Things I can forsee hapenning:
- More marginal businesses, particularly those that depend on only one source of business (like lunchtime business in commercial districts) may just find that they can’t justify things anymore, particularly if work itself changes significantly.
- Landlords are going to have to take some of the risk. They’ve been happy to take the upside in good times (in extreme cases, even demanding a portion of revenues) and in bad times, they’re going to have to eat some losses. Given the length of commercial leases, this will be a slow change, but it’ll happen.
- Restaurants will be more of a luxury. They were when I was a kid, and they will be again.
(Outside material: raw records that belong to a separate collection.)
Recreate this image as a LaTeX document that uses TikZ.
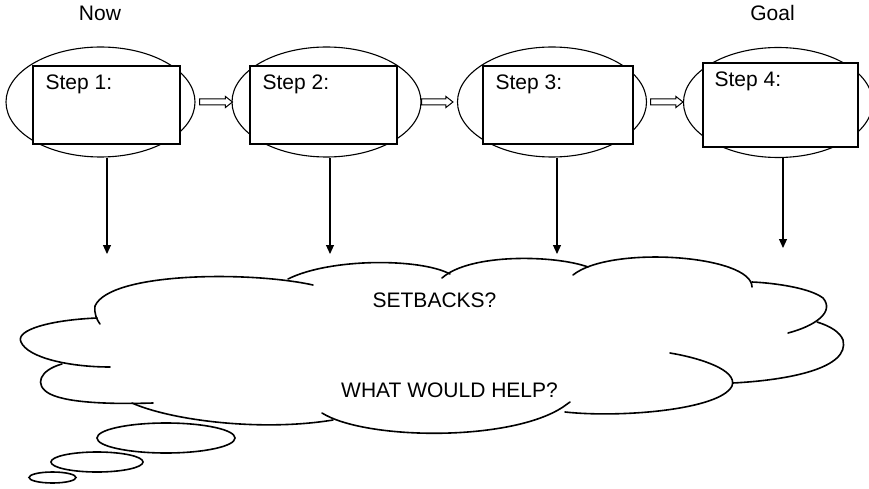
\documentclass[tikz,border=0pt]{standalone}
\usepackage{fontspec}
\setmainfont{Liberation Sans}
\usetikzlibrary{shapes.geometric,arrows.meta,calc}
\begin{document}
\begin{tikzpicture}[x=1pt,y=-1pt,
  every node/.style={font=\fontsize{21}{25}\selectfont, inner sep=0pt},
  stepoval/.style={ellipse, draw, line width=1.1pt, minimum width=189pt, minimum height=110pt},
  stepbox/.style={rectangle, draw, fill=white, line width=1.2pt, minimum width=147pt, minimum height=78pt},
  steplabel/.style={anchor=base west},
  flowarrow/.style={draw, fill=white, line width=1pt,
    to path={let \p1=(\tikztostart), \p2=(\tikztotarget) in
      (\x1,\y1+3pt) -- (\x2-7pt,\y1+3pt) -- (\x2-7pt,\y1+5.5pt) -- (\x2,\y1)
      -- (\x2-7pt,\y1-5.5pt) -- (\x2-7pt,\y1-3pt) -- (\x1,\y1-3pt) -- cycle}},
  droparrow/.style={line width=1.1pt, -{Triangle[length=9pt,width=8pt]}},
  cloudline/.style={line width=1.6pt, line cap=round},
]
\useasboundingbox (0,0) rectangle (869,489);

% headings
\node[anchor=base] (now) at (100,21) {Now};
\node[anchor=base] (goal) at (772.5,21) {Goal};

% the four steps: oval with a box on top
\node[stepoval] (o1) at (100.5,102) {};
\node[stepbox] (b1) at (106.5,105) {};
\node[stepoval] (o2) at (326.5,102) {};
\node[stepbox] (b2) at (323.5,105) {};
\node[stepoval] (o3) at (552,102) {};
\node[stepbox, minimum width=150pt] (b3) at (558,105) {};
\node[stepoval] (o4) at (778,102.5) {};
\node[stepbox, minimum width=155pt, minimum height=84pt] (b4) at (780.5,105) {};

\node[steplabel] (t1) at ([shift={(13,24)}]b1.north west) {Step 1:};
\node[steplabel] (t2) at ([shift={(13,24)}]b2.north west) {Step 2:};
\node[steplabel] (t3) at ([shift={(13,24)}]b3.north west) {Step 3:};
\node[steplabel] (t4) at ([shift={(12,24)}]b4.north west) {Step 4:};

% hollow arrows between the steps
\draw[flowarrow] ([xshift=4pt]o1.east) to ([xshift=1pt]o2.west);
\draw[flowarrow] ([xshift=0pt]o2.east) to ([xshift=-4pt]o3.west);
\draw[flowarrow] ([xshift=3.5pt]o3.east) to ([xshift=0pt]o4.west);

% arrows dropping into the cloud
\coordinate (d1) at (107,254);
\coordinate (d2) at (330,254);
\coordinate (d3) at (557,254);
\coordinate (d4) at (783,248);
\draw[droparrow] (o1.south -| d1) -- (d1);
\draw[droparrow] (o2.south -| d2) -- (d2);
\draw[droparrow] (o3.south -| d3) -- (d3);
\draw[droparrow] (o4.south -| d4) -- (d4);

% thought cloud, lobe by lobe
\draw[cloudline] (313,285) .. controls (250,271) and (110,272) .. (95,306)
                 .. controls (94,314) and (97,320) .. (100,324);
\draw[cloudline] (97,318) .. controls (50,320) and (15,330) .. (21,342)
                 .. controls (28,358) and (70,367) .. (110,367);
\draw[cloudline] (62,364) .. controls (40,370) and (33,385) .. (50,394)
                 .. controls (70,404) and (120,404) .. (153,403);
\draw[cloudline] (132,403) .. controls (170,420) and (260,432) .. (333,420);
\draw[cloudline] (322,413) .. controls (365,440) and (510,442) .. (563,407)
                 -- (570,402);
\draw[cloudline] (565,412) .. controls (620,418) and (720,410) .. (732,386)
                 .. controls (738,370) and (700,358) .. (670,353);
\draw[cloudline] (733,383) .. controls (790,380) and (850,368) .. (843,340)
                 .. controls (840,332) and (830,326) .. (817,322);
\draw[cloudline] (788,333) .. controls (815,326) and (835,312) .. (823,298)
                 .. controls (810,288) and (775,283) .. (752,282);
\draw[cloudline] (752,287) .. controls (752,255) and (610,245) .. (573,275);
\draw[cloudline] (588,267) .. controls (555,255) and (470,253) .. (442,278);
\draw[cloudline] (288,279) .. controls (330,258) and (420,258) .. (450,274);

% trailing bubbles
\draw[cloudline] (166,438) ellipse [x radius=69, y radius=15];
\draw[cloudline] (97,462) ellipse [x radius=46, y radius=10];
\draw[cloudline] (52.5,477.5) ellipse [x radius=23.5, y radius=5.5];

% questions inside the cloud
\node[anchor=base] (q1) at (434.5,307) {SETBACKS?};
\node[anchor=base] (q2) at (449.5,397) {WHAT WOULD HELP?};
\end{tikzpicture}
\end{document}
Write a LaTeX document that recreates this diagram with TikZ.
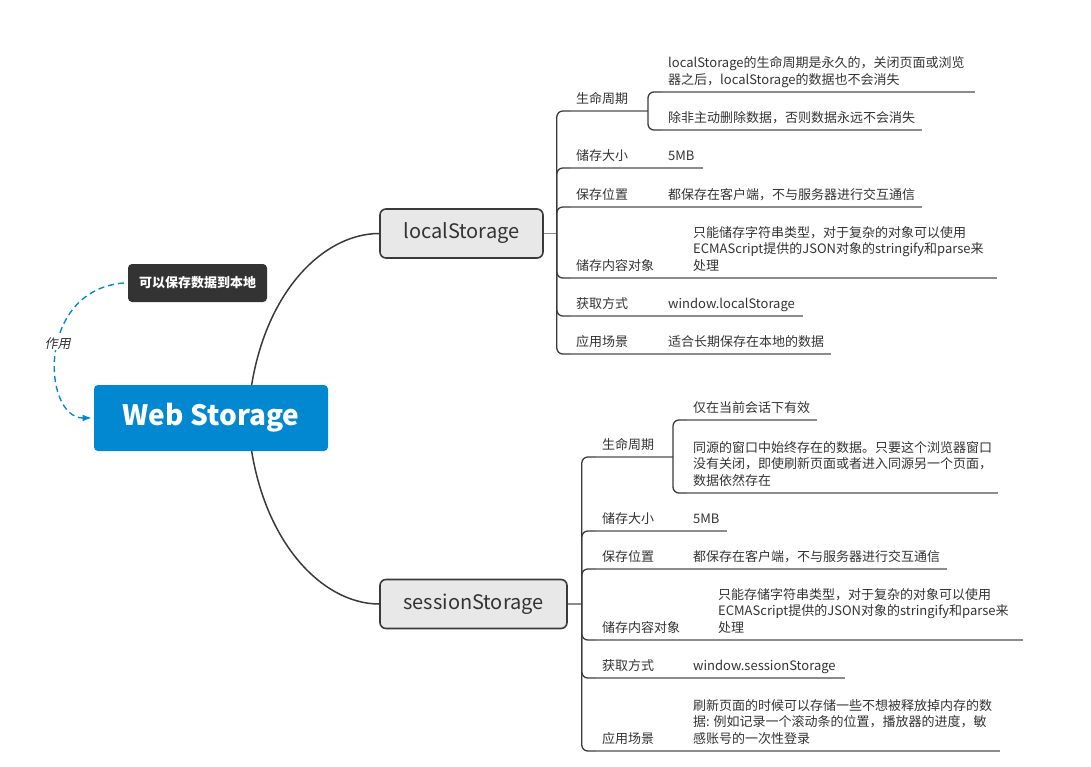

I’ve gotten really good at cooking for myself in the past few months and I’m eating healthier and cheaper. I’m not likely to go back.
- This will be compounded by the fact that everybody has gotten a major shock. Even those of us in relatively “safe” work, are saving more and spending less.
So yeah, I hope my neighborhood places survive. My neighborhood is probably one of the ones where they will, just because of the unusual demographics compared to most of the country. But I suspect a lot of these places will not.